Recovery of Outstanding Commercial Rents during Covid-19
Linden Talbot looks at recent changes to measures implemented by the government to protect commercial tenants.
In a step to mitigate the economic fallout caused by Covid-19, Parliament introduced extensive protections for commercial tenants. Set out below are the most recent developments in these protections, in particular Forfeiture and the CRAR Regulations.
The Coronavirus Act 2020 came into force on 25 March 2020 and, with immediate effect, negated the ability of landlords to recover outstanding rents for properties subject to commercial lease agreements.
Section 82 of the Act essentially precludes landlords from utilising forfeiture pursuant to a tenant’s non-payment of rent by postponing forfeiture proceedings. This applies to most business tenancies and even includes agreements whereby the protections afforded under the Landlord and Tenant Act 1954 have been contracted out.

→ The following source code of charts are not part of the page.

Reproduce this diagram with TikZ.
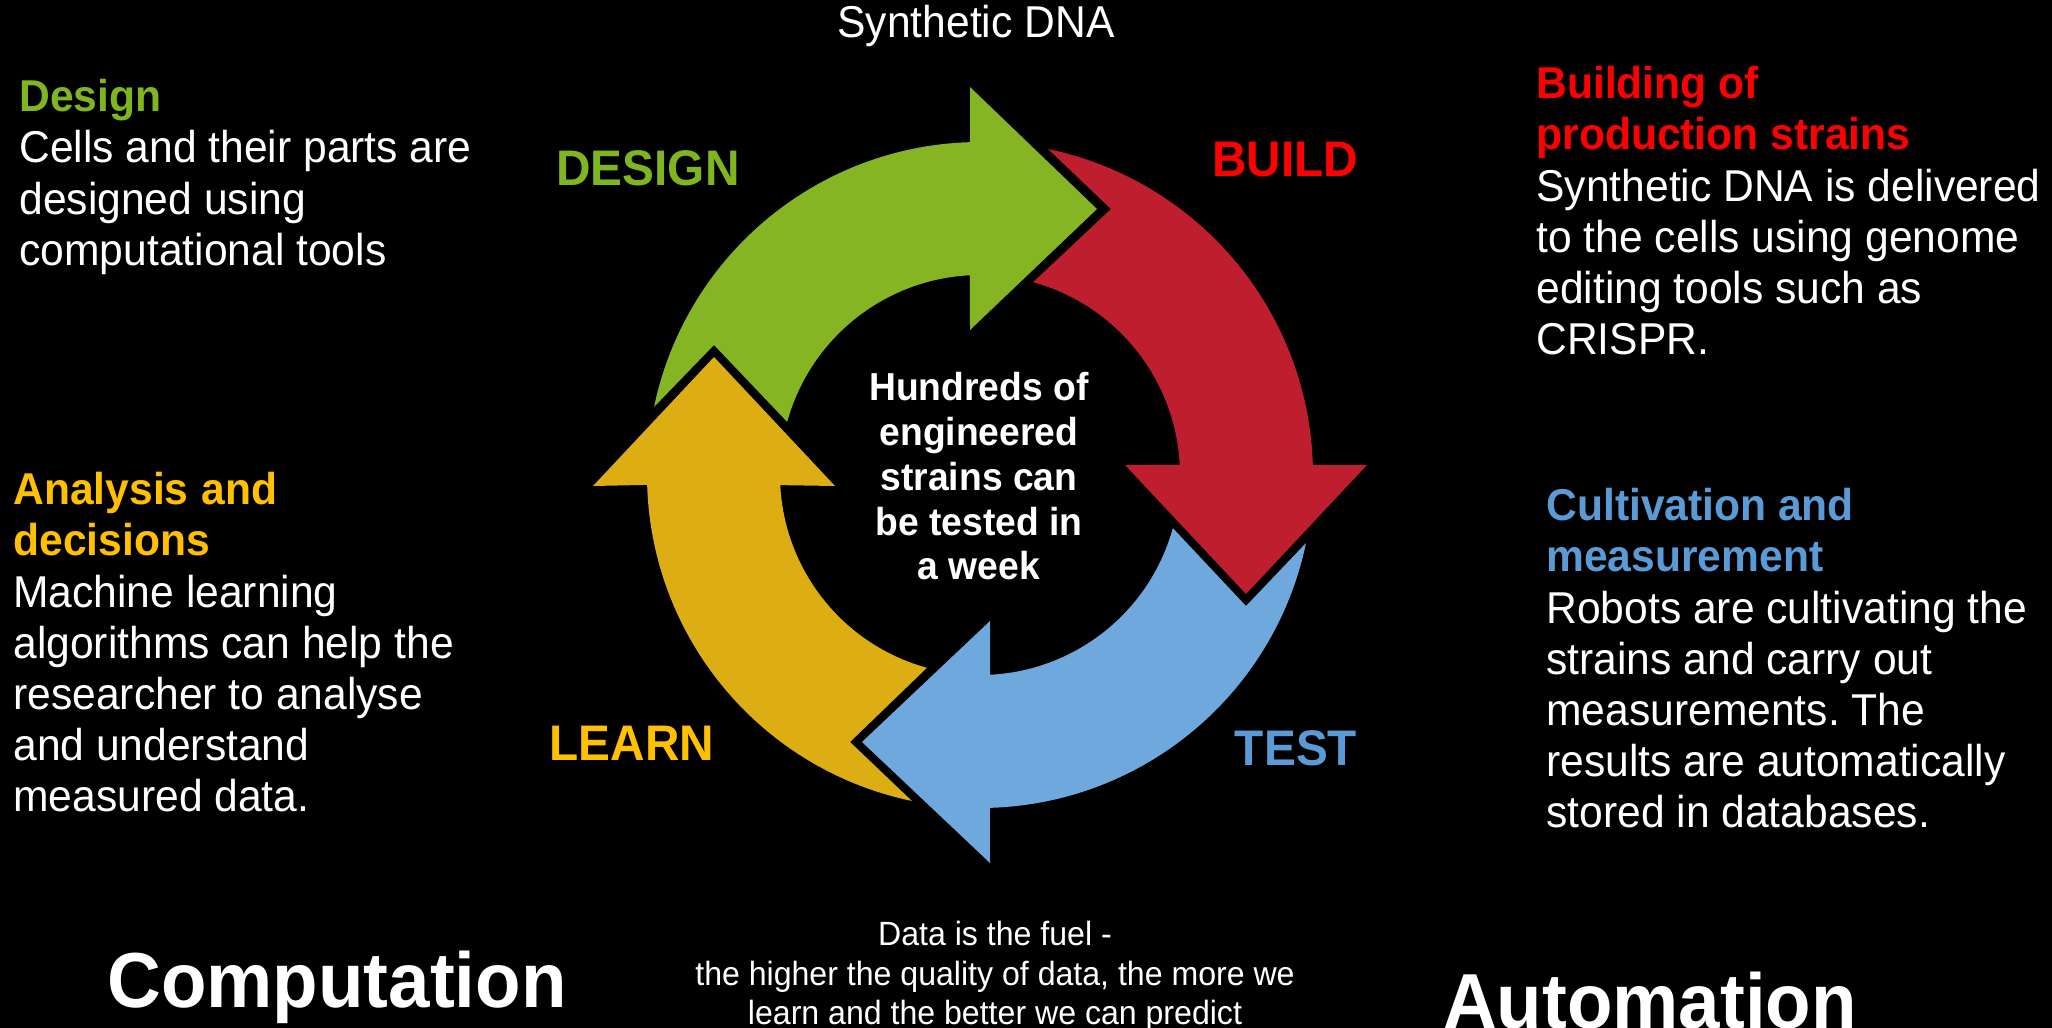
\documentclass[tikz,border=0pt]{standalone}
\usepackage{fontspec}
\setmainfont[FakeStretch=0.955]{Liberation Sans}
\definecolor{cgreen}{HTML}{85B522}
\definecolor{cred}{HTML}{BE1E2D}
\definecolor{cblue}{HTML}{6FA8DC}
\definecolor{cyellow}{HTML}{DDAE14}
\definecolor{tgreen}{HTML}{7FB51F}
\definecolor{tred}{HTML}{FF0000}
\definecolor{tblue}{HTML}{5B9BD5}
\definecolor{tyellow}{HTML}{FFC000}
\tikzset{
  body/.style={inner sep=0pt,anchor=north west,align=left,text=white,font=\fontsize{22.3}{25.6}\selectfont},
  cyc/.style={inner sep=0pt,anchor=center,font=\fontsize{25}{29}\selectfont\bfseries},
  big/.style={inner sep=0pt,anchor=center,text=white,font=\fontsize{39}{45}\selectfont\bfseries},
  mid/.style={inner sep=0pt,anchor=north,align=center,text=white}
}
\newcommand{\hd}[2]{{\color{#1}\bfseries #2}}
\begin{document}
\frenchspacing
\begin{tikzpicture}[x=0.5pt,y=-0.5pt]
\useasboundingbox (0,0) rectangle (2052,1028);
\clip (0,0) rectangle (2052,1028);
\fill[black] (0,0) rectangle (2052,1028);
\coordinate (c) at (980,475);
% arrows
\fill[cgreen] ([shift={(c)}]168.2:166.5pt) arc[start angle=168.2,end angle=91.7,radius=166.5pt]
  -- (970,87) -- (1097,209) -- (970,330) -- ([shift={(c)}]92.9:100pt)
  arc[start angle=92.9,end angle=164.6,radius=100pt] -- (714,345) -- cycle;
\fill[cred] ([shift={(c)}]78.2:166.5pt) arc[start angle=78.2,end angle=1.7,radius=166.5pt]
  -- (1367,465) -- (1246,594) -- (1125,465) -- ([shift={(c)}]2.9:100pt)
  arc[start angle=2.9,end angle=74.6,radius=100pt] -- (1111,209) -- cycle;
\fill[cblue] ([shift={(c)}]-11.8:166.5pt) arc[start angle=-11.8,end angle=-88.3,radius=166.5pt]
  -- (990,863) -- (862,742) -- (990,621) -- ([shift={(c)}]-87.1:100pt)
  arc[start angle=-87.1,end angle=-15.4,radius=100pt] -- (1246,606) -- cycle;
\fill[cyellow] ([shift={(c)}]-101.8:166.5pt) arc[start angle=-101.8,end angle=-178.3,radius=166.5pt]
  -- (593,486) -- (714,357) -- (835,486) -- ([shift={(c)}]-177.1:100pt)
  arc[start angle=-177.1,end angle=-105.4,radius=100pt] -- (850,742) -- cycle;
% cycle labels
\node[cyc,text=tgreen] (ldesign) at (648,168) {DESIGN};
\node[cyc,text=tred] (lbuild) at (1285,160) {BUILD};
\node[cyc,text=tblue] (ltest) at (1296,748) {TEST};
\node[cyc,text=tyellow] (llearn) at (632,743) {LEARN};
% top
\node[inner sep=0pt,text=white,font=\fontsize{22.3}{25}\selectfont] (top) at (976,26) {Synthetic DNA};
% side texts
\node[body] (design) at (19,79) {\hd{tgreen}{Design}\\Cells and their parts are\\designed using\\computational tools};
\node[body] (build) at (1536,66) {\hd{tred}{Building of}\\\hd{tred}{production strains}\\Synthetic DNA is delivered\\to the cells using genome\\editing tools such as\\CRISPR.};
\node[body] (cult) at (1546,488) {\hd{tblue}{Cultivation and}\\\hd{tblue}{measurement}\\Robots are cultivating the\\strains and carry out\\measurements. The\\results are automatically\\stored in databases.};
\node[body] (anal) at (13,472) {\hd{tyellow}{Analysis \hspace{0.7pt}and}\\\hd{tyellow}{decisions}\\Machine learning\\algorithms can help the\\researcher to analyse\\and understand\\measured data.};
% centre
\node[mid,font=\fontsize{19.5}{22.4}\selectfont\bfseries] (centre) at (979,372) {Hundreds of\\engineered\\strains can\\be tested in\\a week};
% bottom
\node[mid,font=\fontsize{16.8}{19.65}\selectfont] (data) at (995,921) {Data is the fuel -\\the higher the quality of data, the more we\\learn and the better we can predict};
\node[big] (comp) at (337,987) {Computation};
\node[big] (auto) at (1650,1001) {Automation};
\end{tikzpicture}
\end{document}
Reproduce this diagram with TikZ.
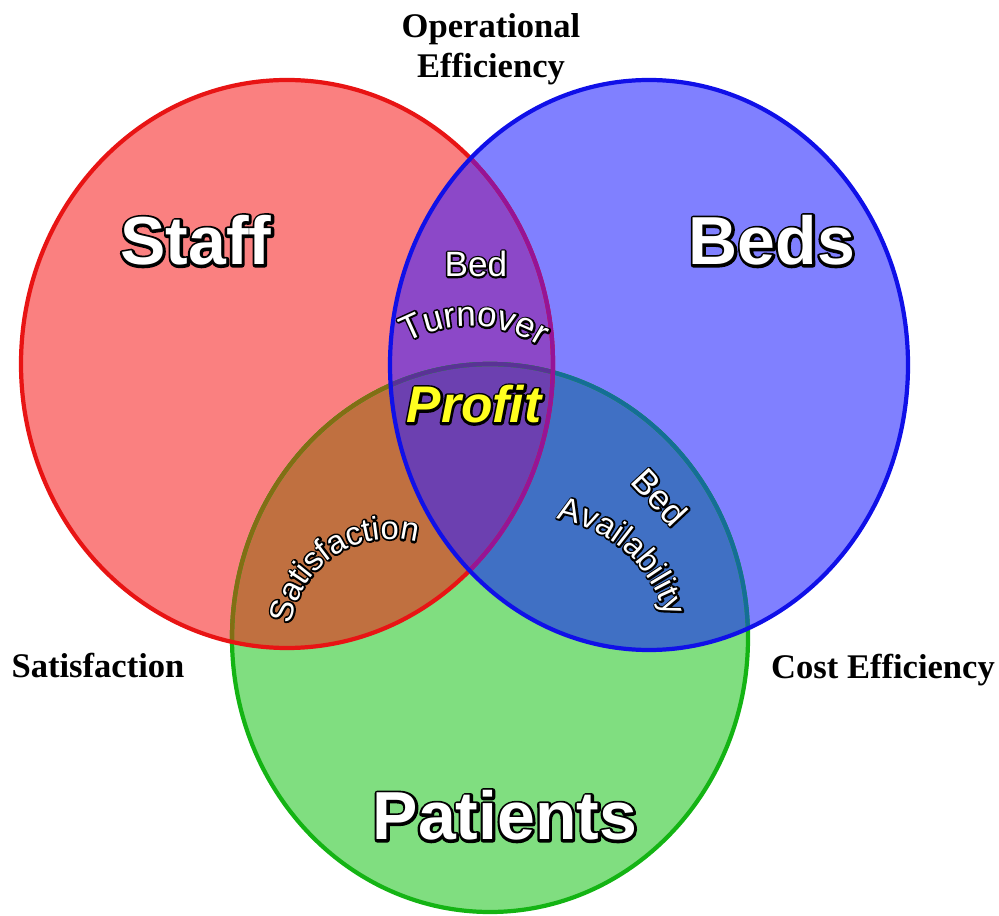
\documentclass[tikz,border=0pt]{standalone}
\usepackage{fontspec}
\setmainfont{Liberation Serif}
\setsansfont{Liberation Sans}[BoldFont={Liberation Sans Bold}, ItalicFont={Liberation Sans Italic}, BoldItalicFont={Liberation Sans Bold Italic}]
\usetikzlibrary{decorations.text}
\definecolor{fR}{RGB}{250,128,128}
\definecolor{fB}{RGB}{128,128,255}
\definecolor{fG}{RGB}{128,222,128}
\definecolor{fRB}{RGB}{140,72,200}
\definecolor{fRG}{RGB}{192,112,64}
\definecolor{fBG}{RGB}{64,112,196}
\definecolor{fRBG}{RGB}{108,64,176}
\definecolor{lR}{RGB}{232,20,20}
\definecolor{lB}{RGB}{16,16,232}
\definecolor{lG}{RGB}{20,180,20}
\definecolor{lGinR}{RGB}{130,110,20}
\definecolor{lGinB}{RGB}{20,110,150}
\definecolor{lGinRB}{RGB}{90,50,150}
\definecolor{lRinB}{RGB}{150,20,150}
% outlined text: black stroke underneath, coloured fill on top
\newcommand\outl[3]{\special{pdf:literal direct 0 0 0 RG #1 w 1 j 1 Tr}\rlap{#3}\special{pdf:literal direct #2 rg 0 Tr}#3}
\newcommand\arcstroke{\sffamily\fontsize{30}{30}\selectfont\special{pdf:literal direct 0 0 0 RG 3 w 1 j 1 Tr}}
\newcommand\arcfill{\sffamily\fontsize{30}{30}\selectfont\special{pdf:literal direct 1 1 1 rg 0 Tr}}
\newcommand\arcstrokeb{\sffamily\fontsize{28}{28}\selectfont\special{pdf:literal direct 0 0 0 RG 3 w 1 j 1 Tr}}
\newcommand\arcfillb{\sffamily\fontsize{28}{28}\selectfont\special{pdf:literal direct 1 1 1 rg 0 Tr}}
\begin{document}
\begin{tikzpicture}[x=0.03cm,y=0.03cm,
  redE/.style={x radius=266, y radius=284},
  blueE/.style={x radius=259, y radius=285},
  greenE/.style={x radius=258, y radius=274},
  ring/.style={line width=3.6pt},
  biglabel/.style={font=\sffamily\bfseries\fontsize{58}{58}\selectfont, text=white, anchor=base, inner sep=0pt},
  smalllabel/.style={font=\sffamily\fontsize{30}{30}\selectfont, text=white, anchor=center, inner sep=0pt},
  sidelabel/.style={font=\rmfamily\bfseries\fontsize{29.5}{35}\selectfont, text=black, anchor=base, inner sep=0pt}]
\useasboundingbox (0,0) rectangle (999,915);
\coordinate (cr) at (287,551);
\coordinate (cb) at (649,550);
\coordinate (cg) at (490,277);
% region fills
\fill[fR] (cr) ellipse[redE];
\fill[fB] (cb) ellipse[blueE];
\fill[fG] (cg) ellipse[greenE];
\begin{scope}
  \clip (cr) ellipse[redE];
  \fill[fRB] (cb) ellipse[blueE];
  \fill[fRG] (cg) ellipse[greenE];
\end{scope}
\begin{scope}
  \clip (cb) ellipse[blueE];
  \fill[fBG] (cg) ellipse[greenE];
\end{scope}
\begin{scope}
  \clip (cr) ellipse[redE];
  \clip (cb) ellipse[blueE];
  \fill[fRBG] (cg) ellipse[greenE];
\end{scope}
% borders
\draw[ring, lG] (cg) ellipse[greenE];
\begin{scope}
  \clip (cr) ellipse[redE];
  \draw[ring, lGinR] (cg) ellipse[greenE];
\end{scope}
\begin{scope}
  \clip (cb) ellipse[blueE];
  \draw[ring, lGinB] (cg) ellipse[greenE];
\end{scope}
\begin{scope}
  \clip (cr) ellipse[redE];
  \clip (cb) ellipse[blueE];
  \draw[ring, lGinRB] (cg) ellipse[greenE];
\end{scope}
\draw[ring, lR] (cr) ellipse[redE];
\begin{scope}
  \clip (cb) ellipse[blueE];
  \draw[ring, lRinB] (cr) ellipse[redE];
\end{scope}
\draw[ring, lB] (cb) ellipse[blueE];
% big labels
\node[biglabel] (staff) at (196,650) {\outl{4.5}{1 1 1}{Staff}};
\node[biglabel] (beds) at (772,650) {\outl{4.5}{1 1 1}{Beds}};
\node[biglabel] (patients) at (505,75) {\outl{4.5}{1 1 1}{Patients}};
\node[biglabel, font=\sffamily\bfseries\itshape\fontsize{44}{44}\selectfont] (profit) at (474,492) {\outl{4}{1 1 0.12}{Profit}};
% small labels
\node[smalllabel] (bedtop) at (476,651) {\outl{3}{1 1 1}{Bed}};
\node[smalllabel, rotate=-47] (bedavail) at (660,418) {\outl{3}{1 1 1}{Bed}};
% curved labels: outline pass, then fill pass
\path[decorate, decoration={text along path, text align=center, text={|\arcstroke|Turnover}}]
  (470,459) ++(131.5:130) arc[start angle=131.5, end angle=44.8, radius=130];
\path[decorate, decoration={text along path, text align=center, text={|\arcfill|Turnover}}]
  (470,459) ++(131.5:130) arc[start angle=131.5, end angle=44.8, radius=130];
\path[decorate, decoration={text along path, text align=center, text={|\arcstrokeb|Satisfaction}}]
  (390,276) ++(180:100) arc[start angle=180, end angle=66, radius=100];
\path[decorate, decoration={text along path, text align=center, text={|\arcfillb|Satisfaction}}]
  (390,276) ++(180:100) arc[start angle=180, end angle=66, radius=100];
\path[decorate, decoration={text along path, text align=center, text={|\arcstrokeb|Availability}}]
  (534,261) ++(90:137) arc[start angle=90, end angle=6, radius=137];
\path[decorate, decoration={text along path, text align=center, text={|\arcfillb|Availability}}]
  (534,261) ++(90:137) arc[start angle=90, end angle=6, radius=137];
% side labels
\node[sidelabel] (op1) at (491,877) {\special{pdf:literal direct 0 Tr}Operational};
\node[sidelabel] (op2) at (491,837) {Efficiency};
\node[sidelabel] (satl) at (98,237) {Satisfaction};
\node[sidelabel] (costl) at (883,236) {Cost Efficiency};
\end{tikzpicture}
\end{document}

The postponement was to run from 26 March 2020 to 30 June 2020. However, this end date has been gradually deferred, with the most recent deadline (published by the Government last week) being 31 December 2020.
The Taking Control of Goods and Certification of Enforcement Agents (Amendment) (Coronavirus) Regulations 2020 took effect from 25 April. This temporarily modified the previous 2013 enforcement regulations with the aim of protecting struggling tenants from landlords that deploy hard-line rent collection options.
The minimum amount of net unpaid rent that must be outstanding before commercial rent arrears recovery can occur was changed to 90 days (a substantial increase from the 7 days previously required). This increase will remain as long as the forfeiture protections under The Coronavirus Act 2020 are in place.
However, since April the required amount of rent in arrears has steadily increased, following the timeline set out below:
– from 24 June 189 days’ rent;
– from 29 September 276 days’ rent; and
– from 25 December 366 days’ rent.
The robust methods of rent collection previously utilised by landlords are not currently available. Consequently landlords and tenants must work together with a long-term perspective to find amicable alternative solutions.
Nevertheless, further extensions to the protections set out above seem likely if we find ourselves in a second lockdown.